Address
- District Office 8031 NE University Ave. Pleasant Hill, IA 50327Polk County Pleasant Hill, Iowa United States
- Coordinates: 41°36′N 93°26′W﻿ / ﻿41.60°N 93.44°W

District information
- Type: Local school district
- Grades: PK-12
- Established: 1961
- Superintendent: Dirk Halupnik
- Schools: 11
- Budget: $108,354,000 (2020-21)
- NCES District ID: 1926820

Students and staff
- Students: 7,397 (2022-23)
- Teachers: 464.08 FTE
- Staff: 459.14 FTE
- Student–teacher ratio: 15.94
- Athletic conference: Central Iowa Metro League
- District mascot: Ram
- Colors: Black and Gold

Other information
- Website: SEP District Website SEP Sports Website

= Southeast Polk Community School District =

Public school district in Pleasant Hill, Iowa, United States

Southeast Polk Community School District, (often shortened to SEP, SE Polk) is a public school district located in suburban Des Moines and rural Polk County, Iowa, including the towns of Altoona, Mitchellville, Pleasant Hill, Runnells, and the surrounding rural areas. The district also stretches into small portions of Jasper and Marion Counties.

The district was formed by a consolidation of several districts (most notably Runnells, Altoona, and Mitchellville; several smaller districts also merged) in 1962.

The district is overseen by a seven-member Board of Education.

The superintendent of schools is Dirk Halupnik.

==Schools==
Southeast Polk operates 11 schools.

Preschool
- Little Rams Preschool
Elementary schools:
- Altoona Elementary, Altoona
- Centennial Elementary, Altoona
- Clay Elementary, Altoona
- Delaware Elementary, Des Moines
- Four Mile Elementary, Pleasant Hill
- Mitchellville Elementary, Mitchellville
- Runnells Elementary. Runnells
- Willowbrook Elementary, Altoona

Secondary Schools
- Southeast Polk Middle (Grade 6-7), Altoona
- Southeast Polk Junior High (Grade 8-9), Pleasant Hill
- Southeast Polk High School (Grade 10-12), Pleasant Hill

Southeast Polk is the 13th-largest school district in Iowa.

==Mascot==
The school mascot is the Ram. RAMS is an acronym for Runnells, Altoona, and Mitchellville. The district modified the "s" to represent the word "schools," but the original intent was for the mascot to represent the entire area covered by the school district. The school colors are black and gold. The district prides itself on its large amount of school spirit, including both "Ram Pride" and "The Southeast Polk Way."
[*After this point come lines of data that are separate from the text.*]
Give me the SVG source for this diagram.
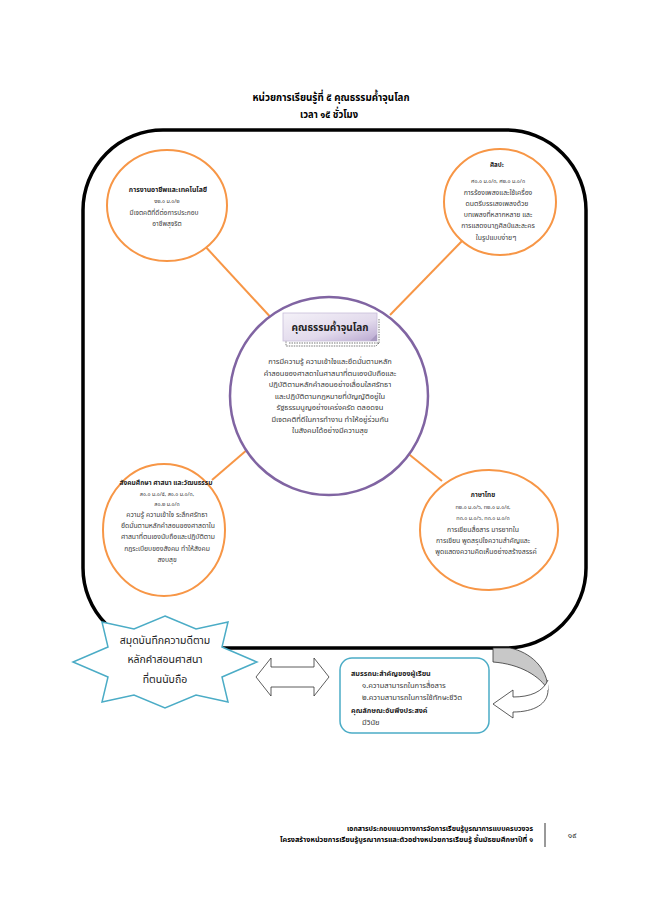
<svg xmlns="http://www.w3.org/2000/svg" width="658" height="899" viewBox="0 0 658 899">
<defs>
<style>
text{font-family:"Noto Sans Thai","Noto Sans","DejaVu Sans",sans-serif;fill:#3a3a3a;text-anchor:middle}
.t{font-size:11px;font-weight:bold;fill:#000}
.s{font-size:5.5px}
.orc{fill:#fff;stroke:#F79646;stroke-width:2}
.con{stroke:#F79646;stroke-width:2;fill:none}
.bx{font-size:7.6px;text-anchor:start}
.bxh{font-size:7.2px;font-weight:bold;text-anchor:start;fill:#222}
.ft{font-size:7.5px;font-weight:bold;text-anchor:end;fill:#000}
.st{font-size:10.5px;fill:#222}
</style>
<linearGradient id="lav" x1="0" y1="0" x2="1" y2="1">
<stop offset="0" stop-color="#F4F1F8"/>
<stop offset="0.6" stop-color="#E2DAEC"/>
<stop offset="1" stop-color="#B9A8D0"/>
</linearGradient>
</defs>
<rect width="658" height="899" fill="#fff"/>
<g id="title">
<text class="t" x="331" y="101" textLength="157" lengthAdjust="spacingAndGlyphs">หน่วยการเรียนรู้ที่ ๕  คุณธรรมค้ำจุนโลก</text>
<text class="t" x="329" y="118" textLength="58" lengthAdjust="spacingAndGlyphs">เวลา ๑๕ ชั่วโมง</text>
</g>
<g id="frame">
<rect x="83" y="130" width="503" height="518" rx="80" ry="80" fill="none" stroke="#000" stroke-width="3.5"/>
</g>
<g id="connectors">
<line class="con" x1="203" y1="244" x2="275" y2="322"/>
<line class="con" x1="462" y1="241" x2="390" y2="315"/>
<line class="con" x1="255" y1="443" x2="212" y2="480"/>
<line class="con" x1="400" y1="447" x2="442" y2="481"/>
</g>
<g id="node-career">
<ellipse class="orc" cx="167" cy="205.5" rx="60" ry="55.5"/>
<text x="168" y="192" style="font-size:6.9px;font-weight:bold;fill:#222">การงานอาชีพและเทคโนโลยี</text>
<text class="s" x="167" y="203">ง๒.๑ ม.๑/๒</text>
<text x="164" y="215" style="font-size:6.6px">มีเจตคติที่ดีต่อการประกอบ</text>
<text x="167" y="226" style="font-size:6.6px">อาชีพสุจริต</text>
</g>
<g id="node-arts">
<ellipse class="orc" cx="500" cy="202" rx="56" ry="53"/>
<text x="497" y="167" style="font-size:6.2px;font-weight:bold;fill:#222">ศิลปะ</text>
<text class="s" x="498" y="183">ศ๑.๑ ม.๑/๓, ศ๒.๑ ม.๑/๓</text>
<text x="498" y="195" style="font-size:6.9px">การร้องเพลงและใช้เครื่อง</text>
<text x="497" y="206" style="font-size:6.9px">ดนตรีบรรเลงเพลงด้วย</text>
<text x="498" y="217" style="font-size:6.9px">บทเพลงที่หลากหลาย และ</text>
<text x="498" y="228" style="font-size:6.9px">การแสดงนาฏศิลป์และละคร</text>
<text x="496" y="240" style="font-size:6.9px">ในรูปแบบง่ายๆ</text>
</g>
<g id="node-center">
<circle cx="329" cy="396" r="99" fill="#fff" stroke="#8064A2" stroke-width="2.5"/>
<path d="M289,343 L379,343 L379,318 M379,343 L376,346 L286,346 L286,341" fill="none" stroke="#555" stroke-width="0.8" stroke-dasharray="1.5,1"/>
<rect x="283" y="313" width="94" height="28" fill="url(#lav)" stroke="#C8BEDA" stroke-width="0.8"/>
<path d="M377,334 L370,341 L377,341 Z" fill="#A899C0"/>
<text x="330" y="331" style="font-size:10px;font-weight:bold;fill:#222">คุณธรรมค้ำจุนโลก</text>
<g style="font-size:7.5px">
<text x="330" y="364">การมีความรู้ ความเข้าใจและยึดมั่นตามหลัก</text>
<text x="330" y="375.5">คำสอนของศาสดาในศาสนาที่ตนเองนับถือและ</text>
<text x="330" y="387">ปฏิบัติตามหลักคำสอนอย่างเลื่อมใสศรัทธา</text>
<text x="330" y="398.5">และปฏิบัติตามกฎหมายที่บัญญัติอยู่ใน</text>
<text x="330" y="410">รัฐธรรมนูญอย่างเคร่งครัด ตลอดจน</text>
<text x="330" y="421.5">มีเจตคติที่ดีในการทำงาน ทำให้อยู่ร่วมกัน</text>
<text x="330" y="433">ในสังคมได้อย่างมีความสุข</text>
</g>
</g>
<g id="node-social">
<ellipse class="orc" cx="164" cy="530" rx="61" ry="66"/>
<text x="166" y="485" style="font-size:6.6px;font-weight:bold;fill:#222">สังคมศึกษา ศาสนา และวัฒนธรรม</text>
<text class="s" x="167" y="496">ส๑.๑ ม.๑/๕, ส๑.๑ ม.๑/๓,</text>
<text class="s" x="167" y="506">ส๑.๒ ม.๑/๓</text>
<g style="font-size:6.8px">
<text x="167" y="517">ความรู้ ความเข้าใจ ระลึกศรัทธา</text>
<text x="168" y="528">ยึดมั่นตามหลักคำสอนของศาสดาใน</text>
<text x="168" y="539">ศาสนาที่ตนเองนับถือและปฏิบัติตาม</text>
<text x="167" y="551">กฎระเบียบของสังคม ทำให้สังคม</text>
<text x="167" y="562">สงบสุข</text>
</g>
</g>
<g id="node-thai">
<ellipse class="orc" cx="489" cy="530" rx="69" ry="60"/>
<text x="483" y="497" style="font-size:6.4px;font-weight:bold;fill:#222">ภาษาไทย</text>
<text class="s" x="483" y="509">ท๒.๑ ม.๑/๖, ท๒.๑ ม.๑/๙,</text>
<text class="s" x="483" y="520">ท๓.๑ ม.๑/๖, ท๓.๑ ม.๑/๓</text>
<g style="font-size:6.9px">
<text x="483" y="532">การเขียนสื่อสาร มารยาทใน</text>
<text x="483" y="543">การเขียน พูดสรุปใจความสำคัญและ</text>
<text x="486" y="554">พูดแสดงความคิดเห็นอย่างสร้างสรรค์</text>
</g>
</g>
<g id="node-notebook">
<polygon points="165,616 196,629 228,622 222,647 257,662 222,677 228,702 196,695 165,708 134,695 102,702 108,677 73,662 108,647 102,622 134,629" fill="#fff" stroke="#4BACC6" stroke-width="1.5"/>
<text class="st" x="165" y="644">สมุดบันทึกความดีตาม</text>
<text class="st" x="165" y="663">หลักคำสอนศาสนา</text>
<text class="st" x="165" y="683">ที่ตนนับถือ</text>
</g>
<g id="double-arrow">
<polygon points="256,677 271,658 271,667 314,667 314,658 329,677 314,696 314,687 271,687 271,696" fill="#fff" stroke="#333" stroke-width="0.8"/>
</g>
<g id="node-competency">
<rect x="340" y="658" width="149" height="75" rx="12" ry="12" fill="#fff" stroke="#4BACC6" stroke-width="1.5"/>
<text class="bxh" x="351" y="676">สมรรถนะสำคัญของผู้เรียน</text>
<text class="bx" x="362" y="688">๑.ความสามารถในการสื่อสาร</text>
<text class="bx" x="362" y="700">๒.ความสามารถในการใช้ทักษะชีวิต</text>
<text class="bxh" x="351" y="713">คุณลักษณะอันพึงประสงค์</text>
<text class="bx" x="362" y="725">มีวินัย</text>
</g>
<g id="curved-arrow">
<path d="M493,648 L510,648 C530,652 548,668 548,690 C540,676 520,664 493,662 Z" fill="#C8C8C8" stroke="#333" stroke-width="0.8"/>
<path d="M548,690 C548,704 534,712 513,712 L513,718 L493,704 L513,690 L513,697 C530,697 543,692 548,680" fill="#fff" stroke="#333" stroke-width="0.8"/>
</g>
<g id="footer">
<text class="ft" x="533" y="831" textLength="186" lengthAdjust="spacingAndGlyphs">เอกสารประกอบแนวทางการจัดการเรียนรู้บูรณาการแบบครบวงจร</text>
<text class="ft" x="533" y="842" textLength="253" lengthAdjust="spacingAndGlyphs">โครงสร้างหน่วยการเรียนรู้บูรณาการและตัวอย่างหน่วยการเรียนรู้ ชั้นมัธยมศึกษาปีที่ ๑</text>
<line x1="545" y1="823" x2="545" y2="847" stroke="#000" stroke-width="0.8"/>
<text x="572" y="838" style="font-size:8px;fill:#333">๑๙</text>
</g>
</svg>
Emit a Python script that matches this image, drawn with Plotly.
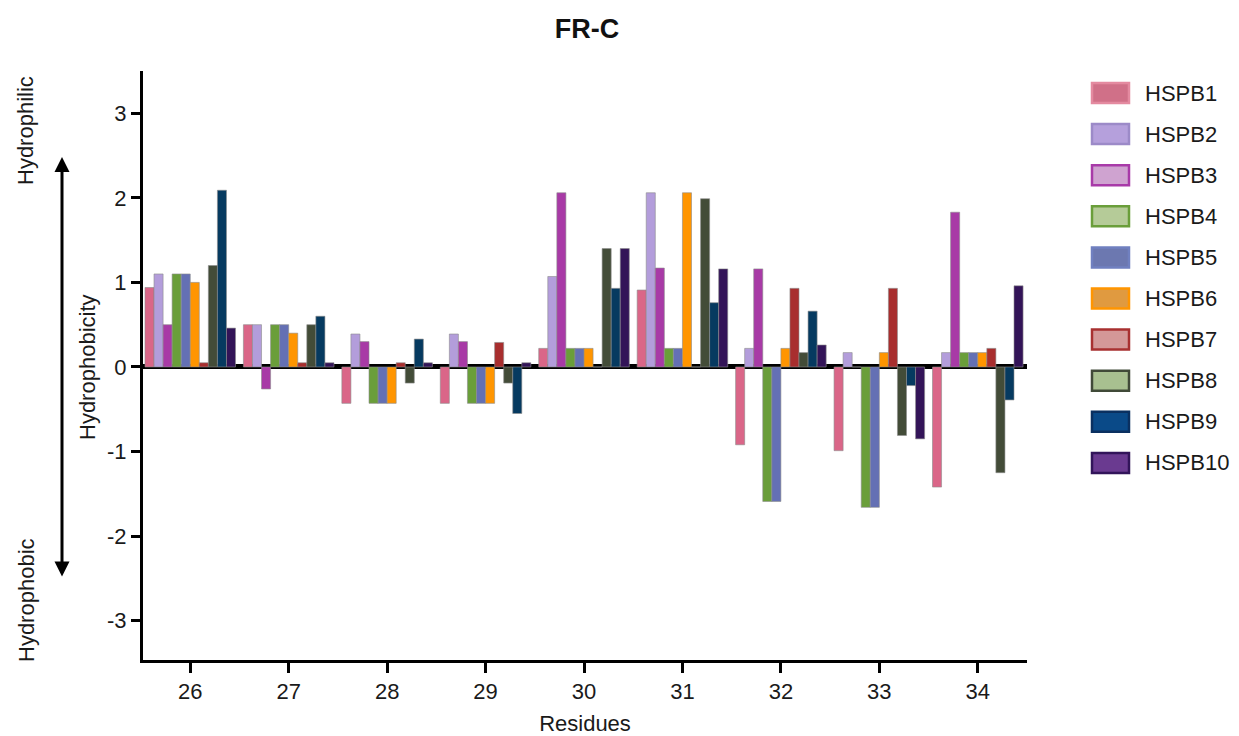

==Southeast Polk High School==
===Athletics===
Southeast Polk is a member of the Central Iowa Metro League. The league is divided into two conferences, the Metro Conference and the Central Iowa Conference, with the latter being further subdivided into Northern, Eastern, and Western Divisions.

State Championships
| Sport | Year(s) |
|---|---|
| Football | 2021, 2022, 2023, 2024 |
| Baseball | 2014, 2015 |
| Basketball (girls) | 1977, 2013 |
| Bowling (boys) | 2018 |
| Cross country (girls) | 2018 |
| Wheelchair Track and Field (boys) | 2017 |
| Wrestling Traditional Tournament Team | 2013, 2015, 2016, 2017, 2022,2025 |
| Wresting Dual Team | 2013, 2015, 2017, 2019, 2020 |

==Notable alumni==

- Sarah Darling, country music singer.
- Zach Nunn, Member of the U.S. House of Representatives from Iowa's 3rd district
- Xavier Nwankpa, safety for the Iowa Hawkeyes
- Kyle Orton, former NFL quarterback.
- Chris Pirillo, founder and former CEO of LockerGnome, Inc.
- Kadyn Proctor, offensive lineman for the Miami Dolphins
- Abu Sama, Running Back for Wisconsin.